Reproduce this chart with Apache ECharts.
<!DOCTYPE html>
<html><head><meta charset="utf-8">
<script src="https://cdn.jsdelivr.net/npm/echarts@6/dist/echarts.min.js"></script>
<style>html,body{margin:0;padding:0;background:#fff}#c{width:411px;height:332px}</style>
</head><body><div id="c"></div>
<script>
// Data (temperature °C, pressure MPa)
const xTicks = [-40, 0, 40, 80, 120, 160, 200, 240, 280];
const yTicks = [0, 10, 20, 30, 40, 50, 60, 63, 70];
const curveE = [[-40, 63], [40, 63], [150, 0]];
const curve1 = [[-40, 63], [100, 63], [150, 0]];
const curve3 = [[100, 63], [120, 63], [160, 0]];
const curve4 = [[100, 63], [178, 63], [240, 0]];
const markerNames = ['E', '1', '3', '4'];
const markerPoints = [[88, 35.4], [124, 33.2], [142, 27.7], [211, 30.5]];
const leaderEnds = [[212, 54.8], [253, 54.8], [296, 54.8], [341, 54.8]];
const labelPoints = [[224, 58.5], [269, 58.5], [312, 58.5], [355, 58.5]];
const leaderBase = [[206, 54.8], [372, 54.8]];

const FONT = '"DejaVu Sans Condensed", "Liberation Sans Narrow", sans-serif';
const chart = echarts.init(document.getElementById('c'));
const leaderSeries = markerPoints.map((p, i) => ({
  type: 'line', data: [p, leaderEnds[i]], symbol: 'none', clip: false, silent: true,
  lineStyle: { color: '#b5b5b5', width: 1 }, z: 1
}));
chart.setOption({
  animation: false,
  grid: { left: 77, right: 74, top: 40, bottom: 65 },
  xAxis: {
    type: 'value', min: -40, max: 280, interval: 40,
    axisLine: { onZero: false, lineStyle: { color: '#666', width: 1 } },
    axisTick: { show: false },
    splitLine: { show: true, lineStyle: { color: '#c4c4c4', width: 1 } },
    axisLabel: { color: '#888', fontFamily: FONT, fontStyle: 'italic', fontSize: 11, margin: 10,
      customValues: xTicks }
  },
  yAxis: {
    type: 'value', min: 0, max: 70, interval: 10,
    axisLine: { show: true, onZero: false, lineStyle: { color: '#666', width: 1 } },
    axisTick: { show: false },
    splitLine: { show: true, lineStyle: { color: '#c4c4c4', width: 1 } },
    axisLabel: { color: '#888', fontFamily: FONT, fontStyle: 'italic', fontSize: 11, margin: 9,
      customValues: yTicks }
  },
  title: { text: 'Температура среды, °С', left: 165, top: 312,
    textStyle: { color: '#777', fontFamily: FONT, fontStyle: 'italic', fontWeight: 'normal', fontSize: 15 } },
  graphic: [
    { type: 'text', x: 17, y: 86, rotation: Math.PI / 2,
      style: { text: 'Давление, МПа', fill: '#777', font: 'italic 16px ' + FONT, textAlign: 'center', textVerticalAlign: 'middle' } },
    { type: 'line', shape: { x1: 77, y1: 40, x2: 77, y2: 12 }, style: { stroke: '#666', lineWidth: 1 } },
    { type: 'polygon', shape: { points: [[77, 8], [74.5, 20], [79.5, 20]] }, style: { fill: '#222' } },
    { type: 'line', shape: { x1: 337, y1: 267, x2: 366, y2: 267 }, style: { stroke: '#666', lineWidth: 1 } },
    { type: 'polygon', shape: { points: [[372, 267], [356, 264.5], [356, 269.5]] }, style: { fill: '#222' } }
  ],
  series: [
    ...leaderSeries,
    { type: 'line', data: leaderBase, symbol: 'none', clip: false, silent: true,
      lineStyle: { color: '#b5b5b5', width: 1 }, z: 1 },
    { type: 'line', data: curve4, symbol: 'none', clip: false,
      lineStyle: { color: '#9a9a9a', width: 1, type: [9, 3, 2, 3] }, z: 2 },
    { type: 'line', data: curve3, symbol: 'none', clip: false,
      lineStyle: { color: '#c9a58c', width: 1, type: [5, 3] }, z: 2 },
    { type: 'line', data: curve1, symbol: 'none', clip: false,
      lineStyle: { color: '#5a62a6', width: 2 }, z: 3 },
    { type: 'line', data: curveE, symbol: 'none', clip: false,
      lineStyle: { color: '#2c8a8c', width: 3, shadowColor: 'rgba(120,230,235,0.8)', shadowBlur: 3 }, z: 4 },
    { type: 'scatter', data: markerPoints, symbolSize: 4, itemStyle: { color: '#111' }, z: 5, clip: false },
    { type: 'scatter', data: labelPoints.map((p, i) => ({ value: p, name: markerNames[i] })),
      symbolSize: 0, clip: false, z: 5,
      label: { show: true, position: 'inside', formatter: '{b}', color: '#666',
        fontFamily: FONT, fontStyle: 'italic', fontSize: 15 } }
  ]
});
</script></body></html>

------

» **What to work on**
Set down every line of the listing above again, exactly as given.

» **The reply**
Reproduce this chart with Apache ECharts.
<!DOCTYPE html>
<html><head><meta charset="utf-8">
<script src="https://cdn.jsdelivr.net/npm/echarts@6/dist/echarts.min.js"></script>
<style>html,body{margin:0;padding:0;background:#fff}#c{width:411px;height:332px}</style>
</head><body><div id="c"></div>
<script>
// Data (temperature °C, pressure MPa)
const xTicks = [-40, 0, 40, 80, 120, 160, 200, 240, 280];
const yTicks = [0, 10, 20, 30, 40, 50, 60, 63, 70];
const curveE = [[-40, 63], [40, 63], [150, 0]];
const curve1 = [[-40, 63], [100, 63], [150, 0]];
const curve3 = [[100, 63], [120, 63], [160, 0]];
const curve4 = [[100, 63], [178, 63], [240, 0]];
const markerNames = ['E', '1', '3', '4'];
const markerPoints = [[88, 35.4], [124, 33.2], [142, 27.7], [211, 30.5]];
const leaderEnds = [[212, 54.8], [253, 54.8], [296, 54.8], [341, 54.8]];
const labelPoints = [[224, 58.5], [269, 58.5], [312, 58.5], [355, 58.5]];
const leaderBase = [[206, 54.8], [372, 54.8]];

const FONT = '"DejaVu Sans Condensed", "Liberation Sans Narrow", sans-serif';
const chart = echarts.init(document.getElementById('c'));
const leaderSeries = markerPoints.map((p, i) => ({
  type: 'line', data: [p, leaderEnds[i]], symbol: 'none', clip: false, silent: true,
  lineStyle: { color: '#b5b5b5', width: 1 }, z: 1
}));
chart.setOption({
  animation: false,
  grid: { left: 77, right: 74, top: 40, bottom: 65 },
  xAxis: {
    type: 'value', min: -40, max: 280, interval: 40,
    axisLine: { onZero: false, lineStyle: { color: '#666', width: 1 } },
    axisTick: { show: false },
    splitLine: { show: true, lineStyle: { color: '#c4c4c4', width: 1 } },
    axisLabel: { color: '#888', fontFamily: FONT, fontStyle: 'italic', fontSize: 11, margin: 10,
      customValues: xTicks }
  },
  yAxis: {
    type: 'value', min: 0, max: 70, interval: 10,
    axisLine: { show: true, onZero: false, lineStyle: { color: '#666', width: 1 } },
    axisTick: { show: false },
    splitLine: { show: true, lineStyle: { color: '#c4c4c4', width: 1 } },
    axisLabel: { color: '#888', fontFamily: FONT, fontStyle: 'italic', fontSize: 11, margin: 9,
      customValues: yTicks }
  },
  title: { text: 'Температура среды, °С', left: 165, top: 312,
    textStyle: { color: '#777', fontFamily: FONT, fontStyle: 'italic', fontWeight: 'normal', fontSize: 15 } },
  graphic: [
    { type: 'text', x: 17, y: 86, rotation: Math.PI / 2,
      style: { text: 'Давление, МПа', fill: '#777', font: 'italic 16px ' + FONT, textAlign: 'center', textVerticalAlign: 'middle' } },
    { type: 'line', shape: { x1: 77, y1: 40, x2: 77, y2: 12 }, style: { stroke: '#666', lineWidth: 1 } },
    { type: 'polygon', shape: { points: [[77, 8], [74.5, 20], [79.5, 20]] }, style: { fill: '#222' } },
    { type: 'line', shape: { x1: 337, y1: 267, x2: 366, y2: 267 }, style: { stroke: '#666', lineWidth: 1 } },
    { type: 'polygon', shape: { points: [[372, 267], [356, 264.5], [356, 269.5]] }, style: { fill: '#222' } }
  ],
  series: [
    ...leaderSeries,
    { type: 'line', data: leaderBase, symbol: 'none', clip: false, silent: true,
      lineStyle: { color: '#b5b5b5', width: 1 }, z: 1 },
    { type: 'line', data: curve4, symbol: 'none', clip: false,
      lineStyle: { color: '#9a9a9a', width: 1, type: [9, 3, 2, 3] }, z: 2 },
    { type: 'line', data: curve3, symbol: 'none', clip: false,
      lineStyle: { color: '#c9a58c', width: 1, type: [5, 3] }, z: 2 },
    { type: 'line', data: curve1, symbol: 'none', clip: false,
      lineStyle: { color: '#5a62a6', width: 2 }, z: 3 },
    { type: 'line', data: curveE, symbol: 'none', clip: false,
      lineStyle: { color: '#2c8a8c', width: 3, shadowColor: 'rgba(120,230,235,0.8)', shadowBlur: 3 }, z: 4 },
    { type: 'scatter', data: markerPoints, symbolSize: 4, itemStyle: { color: '#111' }, z: 5, clip: false },
    { type: 'scatter', data: labelPoints.map((p, i) => ({ value: p, name: markerNames[i] })),
      symbolSize: 0, clip: false, z: 5,
      label: { show: true, position: 'inside', formatter: '{b}', color: '#666',
        fontFamily: FONT, fontStyle: 'italic', fontSize: 15 } }
  ]
});
</script></body></html>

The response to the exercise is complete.